INPUT FOR THIS TASK:

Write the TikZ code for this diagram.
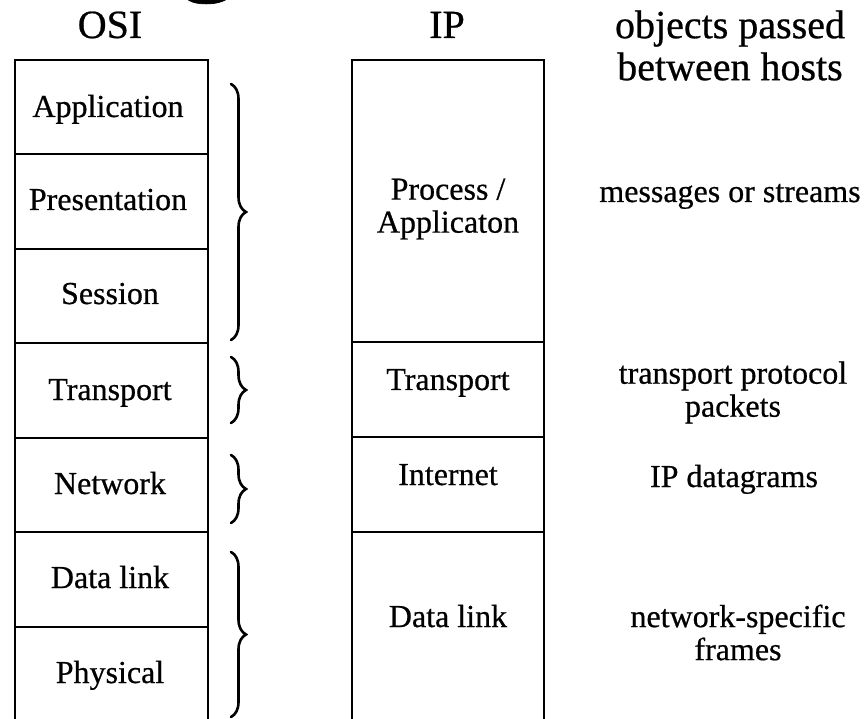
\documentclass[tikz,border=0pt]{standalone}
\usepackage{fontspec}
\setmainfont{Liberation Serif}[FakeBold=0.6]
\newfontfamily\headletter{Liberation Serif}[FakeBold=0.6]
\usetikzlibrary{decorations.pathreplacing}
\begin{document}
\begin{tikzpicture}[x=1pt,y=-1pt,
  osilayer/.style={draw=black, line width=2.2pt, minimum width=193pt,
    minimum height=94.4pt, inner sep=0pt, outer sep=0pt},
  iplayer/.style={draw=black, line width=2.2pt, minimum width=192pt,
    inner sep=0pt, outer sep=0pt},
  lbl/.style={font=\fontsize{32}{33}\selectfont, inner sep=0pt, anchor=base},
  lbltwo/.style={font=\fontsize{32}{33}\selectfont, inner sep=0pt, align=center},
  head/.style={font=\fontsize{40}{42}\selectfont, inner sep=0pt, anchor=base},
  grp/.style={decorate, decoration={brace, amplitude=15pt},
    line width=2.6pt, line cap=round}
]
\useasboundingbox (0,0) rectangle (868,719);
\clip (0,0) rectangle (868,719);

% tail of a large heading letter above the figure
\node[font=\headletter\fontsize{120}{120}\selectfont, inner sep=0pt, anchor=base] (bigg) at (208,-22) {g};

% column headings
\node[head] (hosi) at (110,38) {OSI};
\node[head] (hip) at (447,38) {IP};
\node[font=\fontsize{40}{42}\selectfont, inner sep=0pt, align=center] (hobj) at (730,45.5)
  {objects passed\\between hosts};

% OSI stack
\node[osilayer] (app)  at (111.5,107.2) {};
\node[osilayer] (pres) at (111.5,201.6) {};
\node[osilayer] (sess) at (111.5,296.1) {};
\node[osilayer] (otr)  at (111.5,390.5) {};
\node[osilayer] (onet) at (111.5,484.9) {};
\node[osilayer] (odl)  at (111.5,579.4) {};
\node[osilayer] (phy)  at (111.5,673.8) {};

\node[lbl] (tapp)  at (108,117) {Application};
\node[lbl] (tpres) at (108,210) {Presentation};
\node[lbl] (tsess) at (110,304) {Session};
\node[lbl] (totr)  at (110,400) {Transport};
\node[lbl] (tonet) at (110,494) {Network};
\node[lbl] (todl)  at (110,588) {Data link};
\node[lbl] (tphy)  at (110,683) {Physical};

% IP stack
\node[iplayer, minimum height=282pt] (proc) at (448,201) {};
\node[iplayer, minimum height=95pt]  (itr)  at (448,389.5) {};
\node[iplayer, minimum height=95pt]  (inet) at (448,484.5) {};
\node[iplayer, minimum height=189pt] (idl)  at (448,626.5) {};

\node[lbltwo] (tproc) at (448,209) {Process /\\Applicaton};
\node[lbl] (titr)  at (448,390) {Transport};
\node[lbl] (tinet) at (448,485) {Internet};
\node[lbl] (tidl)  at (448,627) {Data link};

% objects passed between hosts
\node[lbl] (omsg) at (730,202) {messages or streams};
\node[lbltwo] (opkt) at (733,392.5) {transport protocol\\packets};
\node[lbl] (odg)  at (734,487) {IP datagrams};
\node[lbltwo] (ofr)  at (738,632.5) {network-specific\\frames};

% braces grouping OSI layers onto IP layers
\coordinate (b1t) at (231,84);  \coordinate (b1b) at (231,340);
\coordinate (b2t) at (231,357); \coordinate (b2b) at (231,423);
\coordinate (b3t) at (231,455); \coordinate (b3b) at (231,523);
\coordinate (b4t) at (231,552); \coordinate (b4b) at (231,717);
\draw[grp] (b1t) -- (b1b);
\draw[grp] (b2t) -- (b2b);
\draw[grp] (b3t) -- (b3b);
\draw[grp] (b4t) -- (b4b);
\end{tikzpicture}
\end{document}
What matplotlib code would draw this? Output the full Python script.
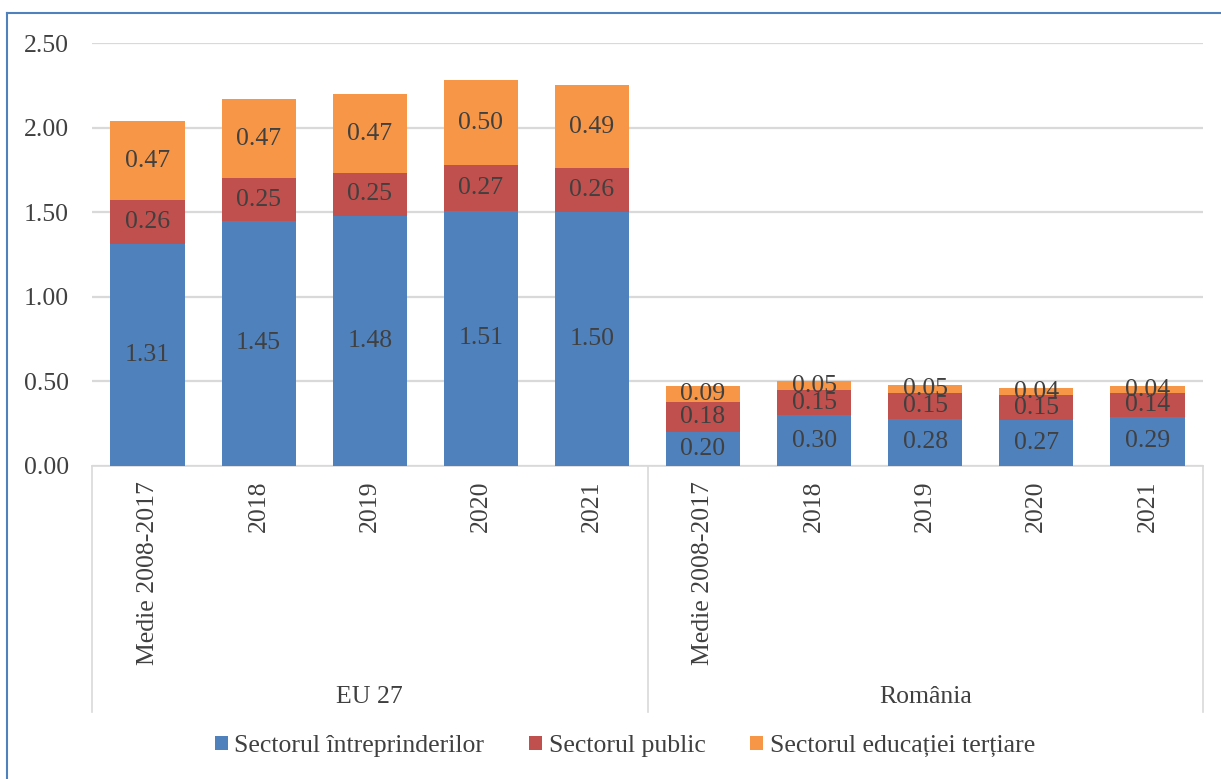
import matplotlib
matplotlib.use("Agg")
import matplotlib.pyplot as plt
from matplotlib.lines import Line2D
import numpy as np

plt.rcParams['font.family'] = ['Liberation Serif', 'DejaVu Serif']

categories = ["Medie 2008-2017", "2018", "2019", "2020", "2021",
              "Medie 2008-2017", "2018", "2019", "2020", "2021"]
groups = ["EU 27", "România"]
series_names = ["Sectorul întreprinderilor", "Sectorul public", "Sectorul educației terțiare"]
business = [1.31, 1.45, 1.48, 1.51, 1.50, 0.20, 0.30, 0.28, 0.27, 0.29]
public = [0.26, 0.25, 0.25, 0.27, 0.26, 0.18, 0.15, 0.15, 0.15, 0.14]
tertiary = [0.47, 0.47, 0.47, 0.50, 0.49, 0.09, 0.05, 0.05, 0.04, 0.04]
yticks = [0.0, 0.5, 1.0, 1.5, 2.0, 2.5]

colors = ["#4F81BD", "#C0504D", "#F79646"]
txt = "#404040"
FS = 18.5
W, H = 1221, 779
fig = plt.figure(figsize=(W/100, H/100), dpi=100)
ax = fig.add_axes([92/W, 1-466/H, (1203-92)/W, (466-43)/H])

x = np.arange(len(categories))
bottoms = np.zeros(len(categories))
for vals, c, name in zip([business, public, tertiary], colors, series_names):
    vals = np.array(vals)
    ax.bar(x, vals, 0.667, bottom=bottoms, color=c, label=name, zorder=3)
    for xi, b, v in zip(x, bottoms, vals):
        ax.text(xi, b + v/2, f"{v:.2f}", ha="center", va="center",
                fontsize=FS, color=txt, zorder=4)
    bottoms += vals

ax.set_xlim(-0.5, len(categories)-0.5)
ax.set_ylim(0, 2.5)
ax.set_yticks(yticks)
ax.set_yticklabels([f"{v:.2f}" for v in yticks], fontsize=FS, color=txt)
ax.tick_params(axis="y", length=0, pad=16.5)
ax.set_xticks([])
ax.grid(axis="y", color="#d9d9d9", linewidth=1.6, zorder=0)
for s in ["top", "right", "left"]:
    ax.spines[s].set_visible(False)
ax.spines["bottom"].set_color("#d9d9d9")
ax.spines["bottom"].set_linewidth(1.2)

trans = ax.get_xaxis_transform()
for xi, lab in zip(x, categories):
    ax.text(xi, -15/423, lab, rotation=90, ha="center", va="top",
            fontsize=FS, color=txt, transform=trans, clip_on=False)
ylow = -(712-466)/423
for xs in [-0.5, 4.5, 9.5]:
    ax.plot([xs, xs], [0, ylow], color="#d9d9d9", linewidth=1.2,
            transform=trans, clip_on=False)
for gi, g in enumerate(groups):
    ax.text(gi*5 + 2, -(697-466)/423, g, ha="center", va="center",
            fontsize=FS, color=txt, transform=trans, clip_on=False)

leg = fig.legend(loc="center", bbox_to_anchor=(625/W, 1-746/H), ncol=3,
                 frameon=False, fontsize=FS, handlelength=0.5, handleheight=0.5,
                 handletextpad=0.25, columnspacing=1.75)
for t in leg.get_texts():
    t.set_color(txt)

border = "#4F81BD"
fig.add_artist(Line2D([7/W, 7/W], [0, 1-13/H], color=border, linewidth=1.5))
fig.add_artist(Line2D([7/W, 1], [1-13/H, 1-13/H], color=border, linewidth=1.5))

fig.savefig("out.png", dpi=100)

TASK DIRECTIONS:
Leave the images out and output the remaining material exactly as it stands.

EXERCISE ANSWER:
Write the TikZ code for this diagram.
\documentclass[tikz,border=0pt]{standalone}
\usepackage{fontspec}
\setmainfont{Liberation Serif}[FakeBold=0.6]
\newfontfamily\headletter{Liberation Serif}[FakeBold=0.6]
\usetikzlibrary{decorations.pathreplacing}
\begin{document}
\begin{tikzpicture}[x=1pt,y=-1pt,
  osilayer/.style={draw=black, line width=2.2pt, minimum width=193pt,
    minimum height=94.4pt, inner sep=0pt, outer sep=0pt},
  iplayer/.style={draw=black, line width=2.2pt, minimum width=192pt,
    inner sep=0pt, outer sep=0pt},
  lbl/.style={font=\fontsize{32}{33}\selectfont, inner sep=0pt, anchor=base},
  lbltwo/.style={font=\fontsize{32}{33}\selectfont, inner sep=0pt, align=center},
  head/.style={font=\fontsize{40}{42}\selectfont, inner sep=0pt, anchor=base},
  grp/.style={decorate, decoration={brace, amplitude=15pt},
    line width=2.6pt, line cap=round}
]
\useasboundingbox (0,0) rectangle (868,719);
\clip (0,0) rectangle (868,719);

% tail of a large heading letter above the figure
\node[font=\headletter\fontsize{120}{120}\selectfont, inner sep=0pt, anchor=base] (bigg) at (208,-22) {g};

% column headings
\node[head] (hosi) at (110,38) {OSI};
\node[head] (hip) at (447,38) {IP};
\node[font=\fontsize{40}{42}\selectfont, inner sep=0pt, align=center] (hobj) at (730,45.5)
  {objects passed\\between hosts};

% OSI stack
\node[osilayer] (app)  at (111.5,107.2) {};
\node[osilayer] (pres) at (111.5,201.6) {};
\node[osilayer] (sess) at (111.5,296.1) {};
\node[osilayer] (otr)  at (111.5,390.5) {};
\node[osilayer] (onet) at (111.5,484.9) {};
\node[osilayer] (odl)  at (111.5,579.4) {};
\node[osilayer] (phy)  at (111.5,673.8) {};

\node[lbl] (tapp)  at (108,117) {Application};
\node[lbl] (tpres) at (108,210) {Presentation};
\node[lbl] (tsess) at (110,304) {Session};
\node[lbl] (totr)  at (110,400) {Transport};
\node[lbl] (tonet) at (110,494) {Network};
\node[lbl] (todl)  at (110,588) {Data link};
\node[lbl] (tphy)  at (110,683) {Physical};

% IP stack
\node[iplayer, minimum height=282pt] (proc) at (448,201) {};
\node[iplayer, minimum height=95pt]  (itr)  at (448,389.5) {};
\node[iplayer, minimum height=95pt]  (inet) at (448,484.5) {};
\node[iplayer, minimum height=189pt] (idl)  at (448,626.5) {};

\node[lbltwo] (tproc) at (448,209) {Process /\\Applicaton};
\node[lbl] (titr)  at (448,390) {Transport};
\node[lbl] (tinet) at (448,485) {Internet};
\node[lbl] (tidl)  at (448,627) {Data link};

% objects passed between hosts
\node[lbl] (omsg) at (730,202) {messages or streams};
\node[lbltwo] (opkt) at (733,392.5) {transport protocol\\packets};
\node[lbl] (odg)  at (734,487) {IP datagrams};
\node[lbltwo] (ofr)  at (738,632.5) {network-specific\\frames};

% braces grouping OSI layers onto IP layers
\coordinate (b1t) at (231,84);  \coordinate (b1b) at (231,340);
\coordinate (b2t) at (231,357); \coordinate (b2b) at (231,423);
\coordinate (b3t) at (231,455); \coordinate (b3b) at (231,523);
\coordinate (b4t) at (231,552); \coordinate (b4b) at (231,717);
\draw[grp] (b1t) -- (b1b);
\draw[grp] (b2t) -- (b2b);
\draw[grp] (b3t) -- (b3b);
\draw[grp] (b4t) -- (b4b);
\end{tikzpicture}
\end{document}
What matplotlib code would draw this? Output the full Python script.
import matplotlib
matplotlib.use("Agg")
import matplotlib.pyplot as plt
from matplotlib.lines import Line2D
import numpy as np

plt.rcParams['font.family'] = ['Liberation Serif', 'DejaVu Serif']

categories = ["Medie 2008-2017", "2018", "2019", "2020", "2021",
              "Medie 2008-2017", "2018", "2019", "2020", "2021"]
groups = ["EU 27", "România"]
series_names = ["Sectorul întreprinderilor", "Sectorul public", "Sectorul educației terțiare"]
business = [1.31, 1.45, 1.48, 1.51, 1.50, 0.20, 0.30, 0.28, 0.27, 0.29]
public = [0.26, 0.25, 0.25, 0.27, 0.26, 0.18, 0.15, 0.15, 0.15, 0.14]
tertiary = [0.47, 0.47, 0.47, 0.50, 0.49, 0.09, 0.05, 0.05, 0.04, 0.04]
yticks = [0.0, 0.5, 1.0, 1.5, 2.0, 2.5]

colors = ["#4F81BD", "#C0504D", "#F79646"]
txt = "#404040"
FS = 18.5
W, H = 1221, 779
fig = plt.figure(figsize=(W/100, H/100), dpi=100)
ax = fig.add_axes([92/W, 1-466/H, (1203-92)/W, (466-43)/H])

x = np.arange(len(categories))
bottoms = np.zeros(len(categories))
for vals, c, name in zip([business, public, tertiary], colors, series_names):
    vals = np.array(vals)
    ax.bar(x, vals, 0.667, bottom=bottoms, color=c, label=name, zorder=3)
    for xi, b, v in zip(x, bottoms, vals):
        ax.text(xi, b + v/2, f"{v:.2f}", ha="center", va="center",
                fontsize=FS, color=txt, zorder=4)
    bottoms += vals

ax.set_xlim(-0.5, len(categories)-0.5)
ax.set_ylim(0, 2.5)
ax.set_yticks(yticks)
ax.set_yticklabels([f"{v:.2f}" for v in yticks], fontsize=FS, color=txt)
ax.tick_params(axis="y", length=0, pad=16.5)
ax.set_xticks([])
ax.grid(axis="y", color="#d9d9d9", linewidth=1.6, zorder=0)
for s in ["top", "right", "left"]:
    ax.spines[s].set_visible(False)
ax.spines["bottom"].set_color("#d9d9d9")
ax.spines["bottom"].set_linewidth(1.2)

trans = ax.get_xaxis_transform()
for xi, lab in zip(x, categories):
    ax.text(xi, -15/423, lab, rotation=90, ha="center", va="top",
            fontsize=FS, color=txt, transform=trans, clip_on=False)
ylow = -(712-466)/423
for xs in [-0.5, 4.5, 9.5]:
    ax.plot([xs, xs], [0, ylow], color="#d9d9d9", linewidth=1.2,
            transform=trans, clip_on=False)
for gi, g in enumerate(groups):
    ax.text(gi*5 + 2, -(697-466)/423, g, ha="center", va="center",
            fontsize=FS, color=txt, transform=trans, clip_on=False)

leg = fig.legend(loc="center", bbox_to_anchor=(625/W, 1-746/H), ncol=3,
                 frameon=False, fontsize=FS, handlelength=0.5, handleheight=0.5,
                 handletextpad=0.25, columnspacing=1.75)
for t in leg.get_texts():
    t.set_color(txt)

border = "#4F81BD"
fig.add_artist(Line2D([7/W, 7/W], [0, 1-13/H], color=border, linewidth=1.5))
fig.add_artist(Line2D([7/W, 1], [1-13/H, 1-13/H], color=border, linewidth=1.5))

fig.savefig("out.png", dpi=100)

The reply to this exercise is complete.